E, com a ajuda (interesseira) do computador pessoal,
dos meios de comunicação, de um sem número de textos subtilmente colocados
debaixo dos nossos olhos, lá fomos nós, quais obedientes carneiros encaminhados
para o redil, mudando a nossa forma de escrever e de pensar (na verdade, há
quanto tempo não pensamos senão em dinheiro e em trabalho?)
Até
um homem assumidamente de direita (um dos nossos poucos grandes mestres),
Adriano Moreira, afirmou que "A língua não obedece a tratados. (…) Estamos
todos atentos à língua, mas não pensamos dar ordens à língua.”

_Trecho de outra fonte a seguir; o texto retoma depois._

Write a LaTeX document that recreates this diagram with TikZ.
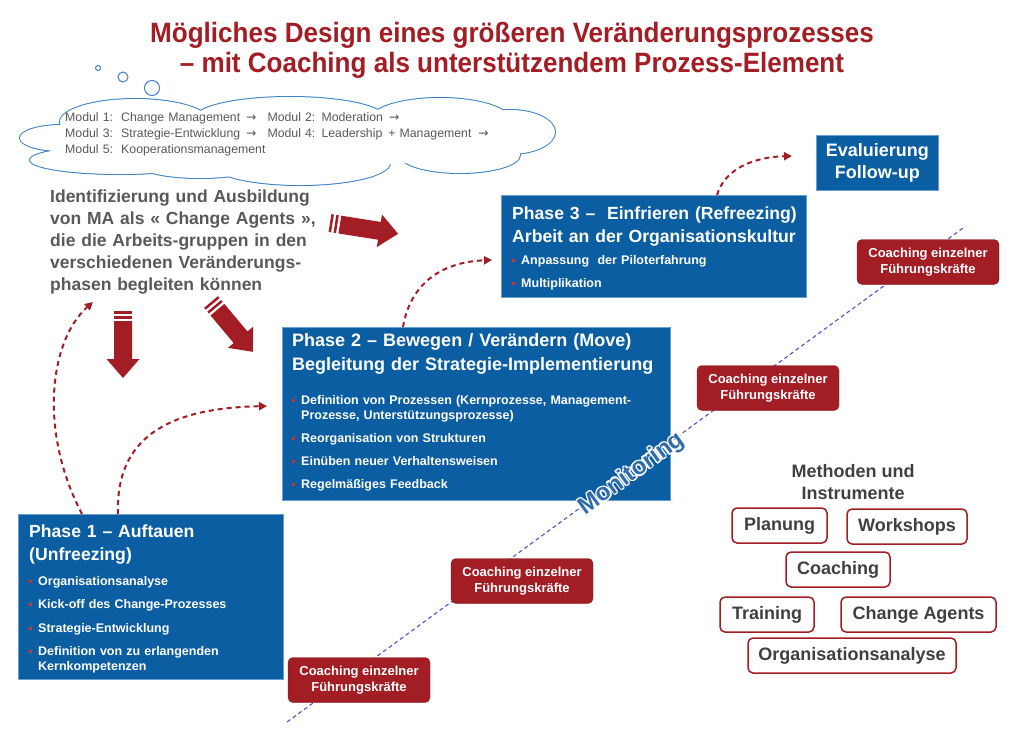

“ Tanto a virtude como o vício estão em nosso
poder. (…)de maneira que, se está em
nosso poder agir quando é belo fazê-lo, estará em nosso poder não agir quando é
vergonhoso” disse Aristóteles na sua Ética a Nicómano. E a obediência cega a
este (des)acordo envergonha-me.
Mesmo
assim, cuidei de saber as razões dos seus defensores, desde o início. Constatei
que os seus argumentos eram tão frágeis, diria, até, forjados, que nenhum me
convenceu.
O
mais badalado de todos, o facto de ter havido outros acordos antes, é de uma
tal fragilidade que cai por terra ao primeiro sopro: Também houve escravos
antes, e pena de morte antes, e muitas outras coisas antes (que ferem, hoje, a
sensibilidade do mais cruel energúmeno), e nem por isso as repetimos. O mundo
caminha para a frente e para cima, nunca para trás e para baixo. Os níveis de
consciência estão, hoje, a anos –luz de distância das mentalidades de 1911 e de
1945. Hoje preserva-se o património. Hoje respeita-se a diferença e ama-se a
diversidade. Hoje, os homens são iguais em direitos e gozam do direito à
diferença…
O
respeito que me merecem os dissidentes e a falta de respeito que nutro pelos
decisores são de tal ordem, que nasceu em mim um preconceito: já meço a
sensibilidade dos meus interlocutores pelo modo como se situam face ao Acordo
Ortográfico. Dou comigo a respeitar, sem conhecer, todo aquele que se manifeste
publicamente contra o acordo, ou que simplesmente o não respeite, e dou comigo
a desconfiar de quem o aceita acriticamente.
“Uma
língua é um organismo vivo e, segundo o seu contexto social, geográfico,
histórico, demográfico, económico, geopolítico, transforma-se imprevisivelmente(…)
[em]casos extremos, geniais, que
subvertem a língua ao ponto de inventarem novas sintaxes dentro da sintaxe habitual,
o espaço virtual de liberdade interna da
língua(…) solta [-se] e ousa, Então descobre-se a maravilha de ser possível
(…)um insuspeitável sentido das coisas, um outro pensamento.” Diz José Gil.
Mas a massa prefere não
pensar. De que lhe serve “um outro pensamento”, para além do expressamente
cozinhado para si, nestes tempos em que é rainha a normalização?
O conforto passou a ser
o Deus de todos nós. As noções de honradez e de dignidade humana foram
adaptadas às conveniências de cada um, para seu conforto.
Até o Verbo se esvaziou.
A designada “agenda oculta” segue o seu curso em
paz.
Jovens desalentados
face à nossa “sensatez cansada” escolhem a alienação de um mundo esvaziado de
conteúdo e de alma, oco, sem perspectivas, sem Deuses e sem causas.